Last month, Do Sask followers were asked to post their single most frustrating thing about dating in 2018. While compiling the responses, it became obvious that the most frustrating thing about dating is online dating. This post features all comments organized by recurring themes.
The term ‘online dating’ has become ubiquitous within the dating scene in general. According to an eharmony report, 36% of single Canadians have an online dating profile to increase their odds of finding a romantic relationship in person.
And according to you… online dating is kinda annoying.
What’s the most frustrating thing about online dating in 2018?
These are the biggest pains you’re currently facing in the dating scene. Keep in mind that Do Sask’s sample audience size is limited, so there may be other factors that have been left out.
1. When your group of friends is getting coupled up and there’s not a single mate left for you.
“Trying to meet people outside of your immediate circle of friends and having a genuine conversation with them.”
“When you are the only single person you know in your age bracket. And none of your friends know any singles so you are always the odd one out. And vacation prices are always based on double occupancy.”
“There are very few ways of meeting people outside of dating apps and most of my single friends are gay.”
2. When your match’s online dating profile doesn’t match the person sitting across from you.
“So many people are in relationships but try to hook up with someone by putting a fake profile online. They talk to you then tell you “[oh] btw I’m married so we have to keep this on the DL”. How frustrating!”
“The lies, oh god the lies!! “5’8” (as I tower over him), “athletic build” (video game couch potato build). It’s like, just be honest people.”
“How fake people can be over the internet.”
3. When unsolicited nudes arrive in your messages. C’mon, it’s 2018!
“The inappropriate pictures some men send, without warning ⚠, on dating apps!”
4. When people want to skip ahead to a quick hookup instead of developing a genuine connection.
“People wanting to “date” for the sole purpose of having sex.”
“Dating apps suck for meeting up with real people and always having to have the hookup convo.”
“Finding someone that is serious about relationships and not asking if I’m DTF or if I’m interested in sleeping with younger men.”
“Meeting someone who is truly looking for a relationship.”
“I find is a lot of people want instant gratification. You’re talking to someone and showing interest and if you don’t immediately want to be their girlfriend they move on.”
5. When a combination of infinite options, unrealistic standards, and flaky partners make it hard to think long-term.
“From a male perspective…. the high expectations and constant rejection. Very frustrating.”
“The “way” to meet people but none of them fully tell the truth online…..then you “waste” time talking to them…then meet them…..then never see them again…..”
“The choice paralysis of online dating. It affects both sexes, and can manifest different ways, but it’s all frustrating in the end. Everything could be going so well but then they ghost, or bench you for another option… Other times you find yourself hyper-analyzing a potential partner, wondering how many red flags are too many? Are you just being overly critical? Are you settling? Or do you actually deserve better?”

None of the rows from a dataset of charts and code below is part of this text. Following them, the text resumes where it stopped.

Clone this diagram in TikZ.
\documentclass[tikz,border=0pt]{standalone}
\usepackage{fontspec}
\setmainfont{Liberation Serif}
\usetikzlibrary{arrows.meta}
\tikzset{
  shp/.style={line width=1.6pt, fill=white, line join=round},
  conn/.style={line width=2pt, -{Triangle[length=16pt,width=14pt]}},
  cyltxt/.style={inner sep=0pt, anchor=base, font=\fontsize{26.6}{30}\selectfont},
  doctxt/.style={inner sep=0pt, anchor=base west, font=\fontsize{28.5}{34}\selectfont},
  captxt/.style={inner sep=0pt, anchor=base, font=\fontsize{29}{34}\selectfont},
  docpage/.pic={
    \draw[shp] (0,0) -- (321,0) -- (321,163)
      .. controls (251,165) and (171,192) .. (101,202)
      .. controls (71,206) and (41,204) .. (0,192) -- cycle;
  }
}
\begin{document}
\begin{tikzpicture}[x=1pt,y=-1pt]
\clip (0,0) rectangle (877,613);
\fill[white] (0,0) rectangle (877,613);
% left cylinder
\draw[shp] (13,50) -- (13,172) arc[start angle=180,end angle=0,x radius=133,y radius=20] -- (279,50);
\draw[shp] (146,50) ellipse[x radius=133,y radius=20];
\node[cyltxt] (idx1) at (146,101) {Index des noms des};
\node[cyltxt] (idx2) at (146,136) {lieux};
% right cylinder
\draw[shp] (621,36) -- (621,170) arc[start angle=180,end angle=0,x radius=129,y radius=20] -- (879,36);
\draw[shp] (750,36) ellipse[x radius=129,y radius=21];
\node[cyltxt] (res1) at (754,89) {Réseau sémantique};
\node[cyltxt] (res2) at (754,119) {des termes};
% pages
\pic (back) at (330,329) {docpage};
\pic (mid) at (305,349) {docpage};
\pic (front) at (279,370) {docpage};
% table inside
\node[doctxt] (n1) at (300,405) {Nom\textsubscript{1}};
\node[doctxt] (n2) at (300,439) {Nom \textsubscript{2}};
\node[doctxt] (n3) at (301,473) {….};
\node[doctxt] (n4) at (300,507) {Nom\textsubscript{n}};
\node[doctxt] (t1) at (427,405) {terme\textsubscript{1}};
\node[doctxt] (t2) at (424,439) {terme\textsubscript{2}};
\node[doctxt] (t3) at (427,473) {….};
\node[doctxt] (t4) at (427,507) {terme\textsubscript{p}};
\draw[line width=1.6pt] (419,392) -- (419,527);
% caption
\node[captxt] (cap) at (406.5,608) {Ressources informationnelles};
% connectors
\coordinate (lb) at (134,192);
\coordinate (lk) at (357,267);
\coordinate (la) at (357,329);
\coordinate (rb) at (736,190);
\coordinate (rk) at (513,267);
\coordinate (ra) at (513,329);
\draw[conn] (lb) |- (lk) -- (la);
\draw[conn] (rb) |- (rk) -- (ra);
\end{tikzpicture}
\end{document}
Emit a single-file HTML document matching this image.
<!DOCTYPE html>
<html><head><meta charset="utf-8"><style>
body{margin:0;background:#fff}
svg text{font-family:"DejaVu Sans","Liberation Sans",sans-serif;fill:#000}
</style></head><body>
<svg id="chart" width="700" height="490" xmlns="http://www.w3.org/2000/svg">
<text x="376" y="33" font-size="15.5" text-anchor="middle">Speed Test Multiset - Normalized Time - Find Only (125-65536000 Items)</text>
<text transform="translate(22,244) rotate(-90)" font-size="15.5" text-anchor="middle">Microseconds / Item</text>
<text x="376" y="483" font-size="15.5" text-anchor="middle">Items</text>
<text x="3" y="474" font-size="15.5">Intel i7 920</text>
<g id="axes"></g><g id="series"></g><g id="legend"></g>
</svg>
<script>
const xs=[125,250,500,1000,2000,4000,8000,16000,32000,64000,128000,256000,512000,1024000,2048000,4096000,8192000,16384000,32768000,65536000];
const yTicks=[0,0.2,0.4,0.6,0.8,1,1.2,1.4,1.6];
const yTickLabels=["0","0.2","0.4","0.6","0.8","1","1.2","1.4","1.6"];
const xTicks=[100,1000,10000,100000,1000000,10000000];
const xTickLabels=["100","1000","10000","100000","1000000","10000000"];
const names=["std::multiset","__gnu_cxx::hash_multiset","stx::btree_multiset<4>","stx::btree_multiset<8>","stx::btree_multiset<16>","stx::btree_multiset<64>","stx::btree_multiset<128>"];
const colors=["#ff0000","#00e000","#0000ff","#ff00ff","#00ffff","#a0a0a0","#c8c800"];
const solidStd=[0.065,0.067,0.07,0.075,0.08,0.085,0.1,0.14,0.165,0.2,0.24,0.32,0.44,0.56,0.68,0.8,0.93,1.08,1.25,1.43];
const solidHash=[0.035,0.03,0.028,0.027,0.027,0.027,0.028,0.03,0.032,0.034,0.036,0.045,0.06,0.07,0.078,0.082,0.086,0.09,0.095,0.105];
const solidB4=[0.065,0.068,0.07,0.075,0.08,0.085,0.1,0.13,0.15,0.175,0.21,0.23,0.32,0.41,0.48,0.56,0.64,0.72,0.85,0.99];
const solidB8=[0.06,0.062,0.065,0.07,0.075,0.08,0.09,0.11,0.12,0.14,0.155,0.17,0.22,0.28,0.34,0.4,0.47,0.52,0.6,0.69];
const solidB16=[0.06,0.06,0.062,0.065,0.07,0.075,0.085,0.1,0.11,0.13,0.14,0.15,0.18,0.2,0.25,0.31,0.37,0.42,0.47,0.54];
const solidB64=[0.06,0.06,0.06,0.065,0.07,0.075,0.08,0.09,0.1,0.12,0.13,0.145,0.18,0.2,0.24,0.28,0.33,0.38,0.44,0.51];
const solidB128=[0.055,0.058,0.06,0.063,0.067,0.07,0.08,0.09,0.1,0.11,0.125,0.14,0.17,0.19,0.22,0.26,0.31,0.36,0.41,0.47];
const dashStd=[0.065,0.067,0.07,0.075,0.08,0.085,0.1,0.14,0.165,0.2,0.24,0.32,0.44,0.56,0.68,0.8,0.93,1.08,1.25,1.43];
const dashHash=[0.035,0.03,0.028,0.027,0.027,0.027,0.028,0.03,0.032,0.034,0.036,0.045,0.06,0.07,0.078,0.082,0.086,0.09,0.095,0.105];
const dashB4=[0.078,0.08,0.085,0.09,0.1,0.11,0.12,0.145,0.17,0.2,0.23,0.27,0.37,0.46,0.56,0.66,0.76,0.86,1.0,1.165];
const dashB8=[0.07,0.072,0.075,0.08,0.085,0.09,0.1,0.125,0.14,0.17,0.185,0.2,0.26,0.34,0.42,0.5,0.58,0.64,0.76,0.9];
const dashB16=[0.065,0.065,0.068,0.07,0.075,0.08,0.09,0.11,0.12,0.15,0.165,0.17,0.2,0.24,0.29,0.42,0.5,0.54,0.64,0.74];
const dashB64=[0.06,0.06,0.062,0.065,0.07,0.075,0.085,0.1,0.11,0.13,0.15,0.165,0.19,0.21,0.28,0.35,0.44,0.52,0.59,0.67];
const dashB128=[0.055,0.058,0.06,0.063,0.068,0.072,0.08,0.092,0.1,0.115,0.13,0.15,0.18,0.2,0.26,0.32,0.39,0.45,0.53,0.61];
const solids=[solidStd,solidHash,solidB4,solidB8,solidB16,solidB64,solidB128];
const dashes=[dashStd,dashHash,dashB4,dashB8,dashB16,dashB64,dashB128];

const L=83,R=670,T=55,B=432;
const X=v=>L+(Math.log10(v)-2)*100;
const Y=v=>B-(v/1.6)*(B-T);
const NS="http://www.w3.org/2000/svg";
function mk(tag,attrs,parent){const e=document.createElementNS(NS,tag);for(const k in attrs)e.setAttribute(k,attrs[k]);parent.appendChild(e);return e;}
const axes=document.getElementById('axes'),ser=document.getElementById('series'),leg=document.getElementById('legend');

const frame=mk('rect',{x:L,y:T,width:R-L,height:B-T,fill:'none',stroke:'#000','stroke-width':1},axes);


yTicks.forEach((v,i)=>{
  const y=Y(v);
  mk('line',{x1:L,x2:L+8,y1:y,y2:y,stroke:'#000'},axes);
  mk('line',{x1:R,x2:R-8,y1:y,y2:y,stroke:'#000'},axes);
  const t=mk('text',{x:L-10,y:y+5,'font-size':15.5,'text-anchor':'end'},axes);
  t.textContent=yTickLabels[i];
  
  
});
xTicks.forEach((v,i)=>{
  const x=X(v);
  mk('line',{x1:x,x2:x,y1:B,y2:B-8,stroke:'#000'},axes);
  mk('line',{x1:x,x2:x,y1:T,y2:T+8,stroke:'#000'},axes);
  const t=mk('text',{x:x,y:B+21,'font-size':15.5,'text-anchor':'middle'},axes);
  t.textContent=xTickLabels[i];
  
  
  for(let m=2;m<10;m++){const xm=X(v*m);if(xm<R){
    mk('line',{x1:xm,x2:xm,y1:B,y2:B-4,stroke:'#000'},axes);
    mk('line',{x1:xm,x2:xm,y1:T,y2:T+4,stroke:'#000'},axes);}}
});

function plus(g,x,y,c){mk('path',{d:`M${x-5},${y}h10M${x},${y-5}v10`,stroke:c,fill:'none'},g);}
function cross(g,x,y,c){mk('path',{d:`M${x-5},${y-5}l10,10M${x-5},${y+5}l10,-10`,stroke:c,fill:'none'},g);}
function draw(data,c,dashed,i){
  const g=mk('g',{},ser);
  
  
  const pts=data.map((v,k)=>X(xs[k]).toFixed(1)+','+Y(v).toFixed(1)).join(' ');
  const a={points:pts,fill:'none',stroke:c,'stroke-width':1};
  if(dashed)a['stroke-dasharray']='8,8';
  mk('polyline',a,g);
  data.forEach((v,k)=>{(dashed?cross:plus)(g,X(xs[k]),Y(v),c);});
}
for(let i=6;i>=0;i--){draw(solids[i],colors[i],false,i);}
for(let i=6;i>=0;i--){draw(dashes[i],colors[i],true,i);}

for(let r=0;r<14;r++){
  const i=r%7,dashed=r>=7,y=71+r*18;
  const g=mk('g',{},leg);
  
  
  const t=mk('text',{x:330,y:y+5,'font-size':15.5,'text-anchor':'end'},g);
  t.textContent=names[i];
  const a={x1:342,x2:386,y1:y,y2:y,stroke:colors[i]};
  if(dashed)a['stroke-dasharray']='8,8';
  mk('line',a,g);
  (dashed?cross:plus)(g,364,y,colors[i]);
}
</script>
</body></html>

“When you are excited about someone and then they ghost you. When you didn’t see it coming and are left wondering what happened. It makes it difficult to continue to open up when there is a new connection.”
“Finding people who say that they are interested then they tell you something all together different months down the road.”
6. When your desire for an old-fashioned meet-cute conflicts with your deliberate intention to be found.
“Dating sucks in your 30’s. It is scary and unnerving!! I hate meeting people online so I just don’t bother.”
“How the internet accelerated the process. Most of you can remember the not-so-distant past when relationships formed authentically. Memories are made when things aren’t rushed and I miss that.”
“It’s hard to narrow it down to one thing!! I know online dating is super popular but I really miss a good ol’ fashioned date with someone you met the old fashioned way! But I feel disconnected when I’m not on dating sites! It’s hard to meet someone that you don’t work with!! Oh the joys of dating in 2018.”
“I’d say the social dynamic of texting and messenger is annoying. I wouldn’t even mind talking on the phone these days but everybody is scared to have phone conversations.”
“The most frustrating thing about dating in 2018 is not being able to see facial expressions when online dating.”
Thanks to all the Saskatoon singles who took the time to leave their comments for this post!